Tuesday, May 20, 2025

Opinion | We tried Utopia. It didn’t work.

Opinion | We tried Utopia. It didn’t work.


It was astonishing to read in the April 23 news article “As he seeks a second term, Trump touts an authoritarian vision” that former president Donald Trump and his advisers and supporters — including Jared Kushner and Sen. J.D. Vance (R-Ohio) — are promoting a plan to build utopian cities on federal land. These crime-free Edens would offer economic opportunity, full employment and a “quantum leap in the American standard of living.” They seem to think this is a new idea. Mr. Vance said: “We have great American cities, but we haven’t really built a new model city.”

Yes, we have. As part of President Lyndon B. Johnson’s “Great Society” effort, Congress in 1968 created a program to fund new model cities, similar in concept to Reston or Columbia but financed by the Department of Housing and Urban Development. These communities would offer a sanitized version of real life: They would be architecturally harmonious, their economies would flourish, all of the schools would be excellent, and there would be no crime or racial discrimination. A few of these supposedly ideal communities were built, including St. Charles, Md., and Jonathan, Minn.

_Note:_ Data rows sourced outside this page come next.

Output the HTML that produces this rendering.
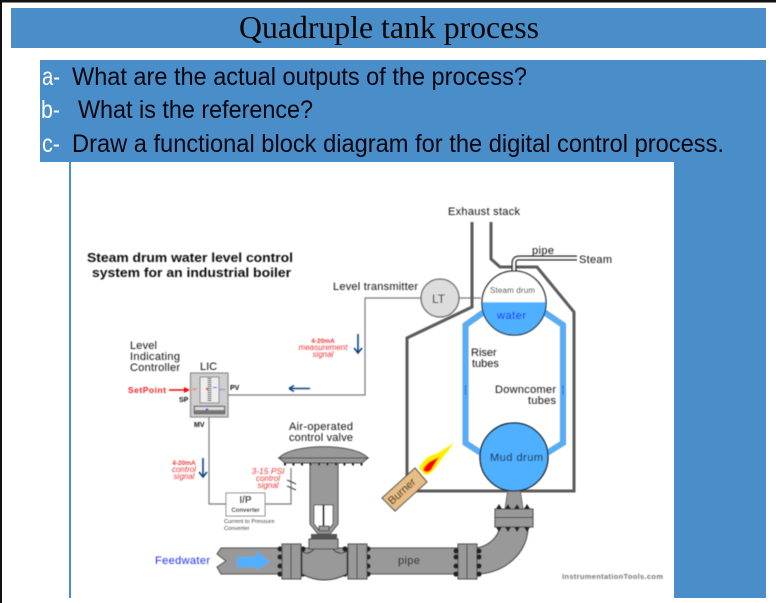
<!DOCTYPE html>
<html><head><meta charset="utf-8"><style>
html,body{margin:0;padding:0;background:#fff;width:776px;height:603px;overflow:hidden}
svg{display:block}
text{font-family:"Liberation Sans",sans-serif}
</style></head><body>
<svg width="776" height="603" viewBox="0 0 776 603" xmlns="http://www.w3.org/2000/svg">
<defs><filter id="b" x="0" y="0" width="100%" height="100%"><feGaussianBlur stdDeviation="0.4"/></filter></defs>
<rect width="776" height="603" fill="#fff"/>
<rect width="776" height="2.5" fill="#111"/>
<rect width="2" height="603" fill="#111"/>
<rect x="11" y="8" width="755" height="40" fill="#4a8ec9"/>
<rect x="40" y="60" width="726" height="102" fill="#4a8ec9"/>
<rect x="674" y="160" width="92" height="438" fill="#4a8ec9"/>
<rect x="69" y="162" width="2" height="436" fill="#4a8ec9"/>
<text x="239" y="38" font-size="32" textLength="300" lengthAdjust="spacingAndGlyphs" style="font-family:'Liberation Serif',serif" fill="#050505">Quadruple tank process</text>
<g font-size="25" fill="#05050f">
<text x="42" y="85" fill="#fff" textLength="18" lengthAdjust="spacingAndGlyphs">a-</text>
<text x="72" y="85" textLength="455" lengthAdjust="spacingAndGlyphs">What are the actual outputs of the process?</text>
<text x="41" y="118" fill="#fff" textLength="19" lengthAdjust="spacingAndGlyphs">b-</text>
<text x="78" y="118" textLength="235" lengthAdjust="spacingAndGlyphs">What is the reference?</text>
<text x="42" y="152" fill="#fff" textLength="18" lengthAdjust="spacingAndGlyphs">c-</text>
<text x="72" y="152" textLength="652" lengthAdjust="spacingAndGlyphs">Draw a functional block diagram for the digital control process.</text>
</g>

<g filter="url(#b)">
<!-- signal lines -->
<g fill="none" stroke="#7a7a7a" stroke-width="1.2">
<path d="M228 395H365V298H421M459 298H481"/>
<path d="M209 417V504H226M265 504H291V468"/>
<path d="M287 480L296 484M287 486L296 490" stroke="#444"/>
</g>
<!-- furnace -->
<path d="M472 222V307L407 338V491H574V312L537 267H500L491 259V222" fill="none" stroke="#5a5a5a" stroke-width="3"/>
<!-- tubes -->
<g fill="none" stroke-linejoin="miter">
<path d="M484 312L465.500 325V443L481 453M544 312L563 325V443L547 453" stroke="#888" stroke-width="6"/>
<path d="M484 312L465.500 325V443L481 453M544 312L563 325V443L547 453" stroke="#4fb0ff" stroke-width="5"/>
</g>
<path d="M465.500 385V395M563 385V395" stroke="#1a5cff" stroke-width="1"/>
<!-- steam pipe -->
<path d="M514 274V263Q514 258 519 258H577" fill="none" stroke="#222" stroke-width="5"/>
<path d="M514 274V263Q514 258 519 258H577" fill="none" stroke="#fff" stroke-width="2"/>
<!-- steam drum -->
<circle cx="514" cy="303" r="32" fill="#fff" stroke="#111" stroke-width="1.300"/>
<path d="M482 303H546A32 32 0 0 1 482 303Z" fill="#4fb0ff" stroke="#111" stroke-width="0.800"/>
<path d="M482.500 303H545.500" stroke="#4fb0ff" stroke-width="1.500"/>
<!-- LT -->
<circle cx="440" cy="298" r="19" fill="#ddd" stroke="#666" stroke-width="1.300"/>
<!-- piping, elbow -->
<path d="M508 489L520 489L523 509H505Z" fill="#999" stroke="#666"/>
<path d="M500 527C498 538 488 546 477 548V574C506 573 528 552 528 527Z" fill="#999" stroke="#333"/>
<path d="M221 548H458V574H221L217 567L226 561L217 554Z" fill="#999" stroke="#444"/>
<rect x="495" y="509" width="38" height="18" fill="#999" stroke="#444"/>
<path d="M495 517.500H533" stroke="#444"/>
<rect x="458" y="544" width="19" height="35" fill="#999" stroke="#444"/>
<path d="M467 544V579" stroke="#444"/>
<g fill="#222">
<path d="M496 509l3-5 3 5zM505 509l3-5 3 5zM514 509l3-5 3 5zM524 509l3-5 3 5zM496 527l3 5 3-5zM505 527l3 5 3-5zM514 527l3 5 3-5zM524 527l3 5 3-5z"/>
<circle cx="456" cy="551" r="2.600"/><circle cx="456" cy="557" r="2.600"/><circle cx="456" cy="566" r="2.600"/><circle cx="456" cy="574" r="2.600"/>
<circle cx="479" cy="551" r="2.600"/><circle cx="479" cy="557" r="2.600"/><circle cx="479" cy="566" r="2.600"/><circle cx="479" cy="574" r="2.600"/>
<circle cx="280" cy="549" r="2.600"/><circle cx="280" cy="557" r="2.600"/><circle cx="280" cy="566" r="2.600"/><circle cx="280" cy="574" r="2.600"/>
<circle cx="303" cy="549" r="2.600"/><circle cx="303" cy="557" r="2.600"/><circle cx="303" cy="566" r="2.600"/><circle cx="303" cy="574" r="2.600"/>
<circle cx="345" cy="549" r="2.600"/><circle cx="345" cy="557" r="2.600"/><circle cx="345" cy="566" r="2.600"/><circle cx="345" cy="574" r="2.600"/>
<circle cx="368" cy="549" r="2.600"/><circle cx="368" cy="557" r="2.600"/><circle cx="368" cy="566" r="2.600"/><circle cx="368" cy="574" r="2.600"/>
</g>
<!-- valve -->
<path d="M302 551Q308 556 314 549H333Q339 556 347 551V574Q324 586 302 574Z" fill="#999" stroke="#333"/>
<rect x="282" y="544" width="19" height="35" fill="#999" stroke="#444"/>
<rect x="348" y="544" width="19" height="35" fill="#999" stroke="#444"/>
<path d="M291 544V579M357 544V579" stroke="#444"/>
<path d="M310 463H338V524L330 534H318L310 524Z" fill="#999" stroke="#444"/>
<path d="M314 505H333V524L328 530H319L314 524Z" fill="#fff" stroke="#444"/>
<path d="M323.500 505V526" stroke="#000" stroke-width="2"/>
<rect x="319" y="526" width="10" height="5" fill="#999" stroke="#444"/>
<rect x="311" y="534" width="26" height="5" fill="#555"/>
<rect x="309" y="539" width="29" height="10" fill="#999" stroke="#444"/>
<path d="M279 458C292 443 355 443 368 458Z" fill="#999" stroke="#444"/>
<path d="M279 458H368L362 463H285Z" fill="#999" stroke="#444"/>
<path d="M284 464H364" stroke="#222" stroke-width="3" stroke-dasharray="2 6.500"/>
<!-- mud drum -->
<circle cx="514" cy="457" r="34" fill="#4fb0ff" stroke="#111" stroke-width="1.300"/>
<!-- burner -->
<path d="M419 468Q425 456 436 454L454 443L440 461Q432 475 425 475Z" fill="#ffee00"/>
<path d="M423 470Q426 463 433 460L439 457L431 470Q427 474 423 470Z" fill="#f00"/>
<path d="M382 498L415 468L427 482L395 511Z" fill="#e7bd85" stroke="#444"/>
<!-- LIC -->
<rect x="190.500" y="373" width="37.500" height="44" fill="#cfcfcf" stroke="#888" stroke-width="1.200"/>
<rect x="200" y="377" width="19" height="26" fill="#eee" stroke="#666" stroke-width="0.800"/>
<path d="M209.500 378V402" stroke="#333" stroke-width="4" stroke-dasharray="1 1"/>
<rect x="194" y="406" width="31" height="8" fill="#777" stroke="#555" stroke-width="0.600"/>
<rect x="195" y="407" width="29" height="3" fill="#ddd"/>
<circle cx="207" cy="389" r="1.200" fill="#f00"/>
<path d="M217 387.500h-4" stroke="#11f" stroke-width="1"/>
<circle cx="207" cy="409.500" r="1.300" fill="#a020f0"/>
<!-- arrows -->
<path d="M169 390H187" stroke="#f00" stroke-width="1.400"/><path d="M190 390L184 387V393Z" fill="#f00"/>
<path d="M310 388.500H289" stroke="#0e3f80" stroke-width="1.500"/><path d="M289 388.500L294 385.500M289 388.500L294 391.500" stroke="#0e3f80" stroke-width="1.500"/>
<path d="M358 334V353M354 348L358 353L362 348" fill="none" stroke="#0e3f80" stroke-width="1.600"/>
<path d="M203 458V477M199 472L203 477L207 472" fill="none" stroke="#0e3f80" stroke-width="1.600"/>
<path d="M237 557H256V551L270 562L256 570V567H237Z" fill="#4fb0ff"/>
<!-- I/P -->
<rect x="226" y="493" width="39" height="23" fill="#fff" stroke="#888" stroke-width="1"/>
<!-- labels -->
<g fill="#111" font-size="11">
<text x="87" y="262" font-size="12.500" font-weight="bold" textLength="206" lengthAdjust="spacingAndGlyphs">Steam drum water level control</text>
<text x="92" y="277" font-size="12.500" font-weight="bold" textLength="199" lengthAdjust="spacingAndGlyphs">system for an industrial boiler</text>
<text x="333" y="290" textLength="85">Level transmitter</text>
<text x="448" y="215" textLength="72">Exhaust stack</text>
<text x="532" y="254" textLength="22">pipe</text>
<text x="579" y="263" textLength="33">Steam</text>
<text x="432" y="303" font-size="12">LT</text>
<text x="490" y="293" font-size="8" textLength="45">Steam drum</text>
<text x="497" y="319" font-size="11" fill="#1024ee" textLength="29">water</text>
<text x="471" y="356">Riser</text><text x="472" y="367">tubes</text>
<text x="495" y="393" textLength="61">Downcomer</text><text x="528" y="404" textLength="28">tubes</text>
<text x="490" y="461" textLength="53">Mud drum</text>
<text transform="translate(392 505) rotate(-42)" font-size="11" textLength="33">Burner</text>
<text x="398" y="564" textLength="22">pipe</text>
<text x="562" y="579" font-size="7.500" font-weight="bold" fill="#777" textLength="101" lengthAdjust="spacing">InstrumentationTools.com</text>
<text x="130" y="349" textLength="27">Level</text>
<text x="130" y="360" textLength="50">Indicating</text>
<text x="130" y="371" textLength="50">Controller</text>
<text x="200" y="370">LIC</text>
<text x="289" y="430" textLength="64">Air-operated</text>
<text x="289" y="441" textLength="64">control valve</text>
<text x="155" y="564" fill="#1f30ff" textLength="55">Feedwater</text>
<text x="128" y="393" font-size="8.500" font-weight="bold" fill="#f02020" textLength="38">SetPoint</text>
<text x="179" y="402" font-size="7" font-weight="bold">SP</text>
<text x="230" y="390" font-size="7" font-weight="bold">PV</text>
<text x="194" y="427" font-size="7" font-weight="bold">MV</text>
<text x="192" y="390.500" font-size="4" fill="#f03030">SP</text>
<text x="220" y="391" font-size="4" fill="#2b3cff">PV</text>
<g text-anchor="middle" fill="#f03535">
<text x="323" y="343" font-size="6.500" font-weight="bold">4-20mA</text>
<text x="323" y="350" font-size="8" font-style="italic">measurement</text>
<text x="323" y="357" font-size="8" font-style="italic">signal</text>
<text x="184" y="465" font-size="6.500" font-weight="bold">4-20mA</text>
<text x="184" y="472" font-size="8" font-style="italic">control</text>
<text x="184" y="479" font-size="8" font-style="italic">signal</text>
<text x="268" y="474" font-size="8.500" font-style="italic">3-15 PSI</text>
<text x="268" y="481" font-size="8" font-style="italic">control</text>
<text x="268" y="488" font-size="8" font-style="italic">signal</text>
</g>
<text x="245.500" y="503" font-size="10" font-weight="bold" text-anchor="middle">I/P</text>
<text x="245.500" y="512" font-size="6" font-weight="bold" text-anchor="middle">Converter</text>
<text x="224" y="523" font-size="5.800" fill="#444">Current to Pressure</text>
<text x="224" y="530" font-size="5.800" fill="#444">Converter</text>
</g>
</g>
</svg>
</body></html>
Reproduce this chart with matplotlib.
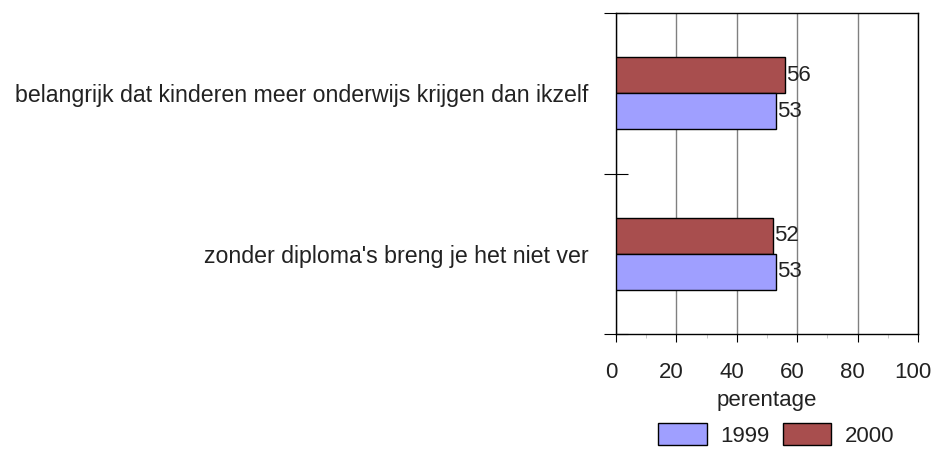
import numpy as np
import matplotlib.pyplot as plt
import matplotlib.transforms as mtransforms
from matplotlib.ticker import MultipleLocator, FixedLocator

categories = ["belangrijk dat kinderen meer onderwijs krijgen dan ikzelf",
              "zonder diploma's breng je het niet ver"]
years = ["1999", "2000"]
vals_1999 = [53, 53]
vals_2000 = [56, 52]
colors = {"1999": "#9F9FFF", "2000": "#A84E4E"}

plt.rcParams['font.family'] = ['Liberation Sans', 'DejaVu Sans']
fs = 16

fig = plt.figure(figsize=(9.34, 4.5), dpi=100)
ax = fig.add_axes([616/934, 1-334/450, 302/934, 321/450])

y = np.arange(len(categories))
h = 0.225
b00 = ax.barh(y - h/2, vals_2000, height=h, color=colors["2000"],
              edgecolor='black', linewidth=1, label="2000", zorder=3)
b99 = ax.barh(y + h/2, vals_1999, height=h, color=colors["1999"],
              edgecolor='black', linewidth=1, label="1999", zorder=3)
ax.bar_label(b00, padding=1, fontsize=fs, color='#222222')
ax.bar_label(b99, padding=1, fontsize=fs, color='#222222')

ax.set_xlim(0, 100)
ax.set_ylim(len(categories) - 0.5, -0.5)
ax.xaxis.set_major_locator(MultipleLocator(20))
ax.xaxis.set_minor_locator(MultipleLocator(10))
ax.grid(axis='x', which='major', color='#808080', linewidth=1, zorder=0)

# category boundaries as ticks, names as unticked minor labels
ax.yaxis.set_major_locator(FixedLocator([-0.5, 0.5, 1.5]))
ax.set_yticklabels([])
ax.yaxis.set_minor_locator(FixedLocator(y))
ax.set_yticklabels(categories, minor=True, fontsize=16.7, color='#222222')
ax.tick_params(axis='y', which='major', direction='inout', length=17, width=0.8)
ax.tick_params(axis='y', which='minor', length=0, pad=20)
ax.tick_params(axis='x', which='major', direction='out', length=6, width=0.8,
               labelsize=fs, pad=14, labelcolor='#222222')
ax.tick_params(axis='x', which='minor', direction='out', length=3, width=0.5,
               color='#b0b0b0')

# the x labels sit a few pixels left of their ticks
shift = mtransforms.ScaledTranslation(-5/100, 0, fig.dpi_scale_trans)
for lab in ax.get_xticklabels():
    lab.set_transform(lab.get_transform() + shift)

for s in ax.spines.values():
    s.set_color('black')
    s.set_linewidth(1)

ax.set_xlabel("perentage", fontsize=fs, labelpad=5, color='#222222')

handles = [b99, b00]
fig.legend(handles, years, loc='upper center', bbox_to_anchor=(776/934, 1-423/450),
           ncol=2, frameon=False, fontsize=fs, handlelength=2.2, handleheight=1.17,
           handletextpad=0.6, columnspacing=0.6, borderpad=0, borderaxespad=0,
           labelcolor='#222222')

fig.savefig("out.png", dpi=100)
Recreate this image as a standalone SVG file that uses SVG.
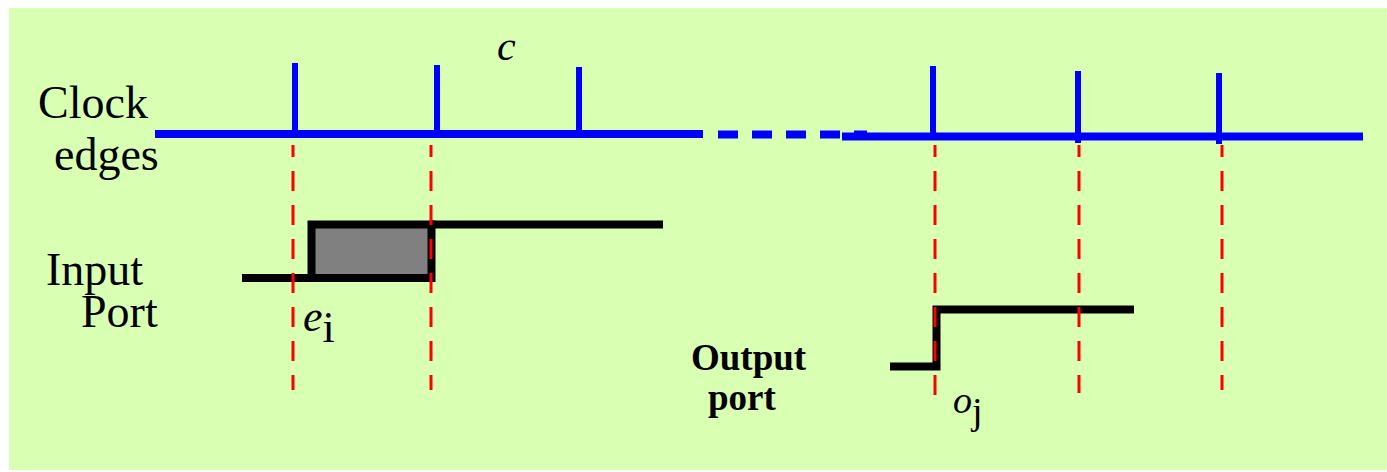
<svg xmlns="http://www.w3.org/2000/svg" width="1387" height="472" viewBox="0 0 1387 472">
  <style>
    text { font-family: "Liberation Serif", "DejaVu Serif", serif; fill: #000; }
    .big { font-size: 46px; }
    .bold { font-size: 37px; font-weight: bold; }
    .it { font-style: italic; }
    .blue { stroke: #0000FF; fill: none; }
    .wave { stroke: #000; stroke-width: 8; fill: none; }
    .guide { stroke: #FF0000; stroke-width: 3; fill: none; stroke-dasharray: 20 14; stroke-dashoffset: 8; }
  </style>
  <rect id="background" x="9" y="8" width="1378" height="462" fill="#D9FFB3"/>

  <g id="clock-edges">
    <path class="blue" stroke-width="8" d="M155,134 H703"/>
    <path class="blue" stroke-width="8" d="M718,134.5 H867" stroke-dasharray="20 14"/>
    <path class="blue" stroke-width="8" d="M842,136.5 H1363"/>
    <g class="blue" stroke-width="6">
      <path d="M295,63 V134"/>
      <path d="M437,65 V134"/>
      <path d="M579,67 V138"/>
      <path d="M933,66 V136"/>
      <path d="M1078,71 V143"/>
      <path d="M1219,73 V144"/>
    </g>
    <text class="big" font-family="Liberation Serif, serif" x="38" y="118">Clock</text>
    <text class="big" font-family="Liberation Serif, serif" x="54" y="170">edges</text>
    <text class="it" font-family="Liberation Serif, serif" font-size="42" x="497" y="60">c</text>
  </g>

  <g id="input-port">
    <rect x="311.5" y="224.5" width="120" height="53.5" fill="#808080" stroke="#000" stroke-width="8"/>
    <path class="wave" d="M242,278 H311.5"/>
    <path class="wave" d="M431.5,224.5 H663"/>
    <text class="big" font-family="Liberation Serif, serif" x="46" y="285">Input</text>
    <text class="big" font-family="Liberation Serif, serif" x="81" y="327">Port</text>
    <text font-family="Liberation Serif, serif" font-size="44" x="303" y="331"><tspan class="it">e</tspan><tspan dy="11">i</tspan></text>
  </g>

  <g id="output-port">
    <path class="wave" d="M890,366.5 H936.5 V309.5 H1134"/>
    <text class="bold" font-family="Liberation Serif, serif" x="691" y="370">Output</text>
    <text class="bold" font-family="Liberation Serif, serif" x="708" y="410">port</text>
    <text font-family="Liberation Serif, serif" font-size="38" x="953" y="413"><tspan class="it">o</tspan><tspan dy="11">j</tspan></text>
  </g>

  <g id="connectors">
    <path class="guide" d="M293,145 V390"/>
    <path class="guide" d="M431,145 V390"/>
    <path class="guide" d="M935,145 V398"/>
    <path class="guide" d="M1079,145 V393"/>
    <path class="guide" d="M1222,145 V390"/>
  </g>
</svg>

But HUD killed the program in 1975 because it didn’t work. It didn’t work because it was completely unrealistic: Except for national capitals such as Washington, Canberra in Australia and Brasilia in Brazil, cities develop organically at locations of opportunity such as ports or rail junctions. Commercial and residential development proceed side by side, not in discrete areas dictated by master planners.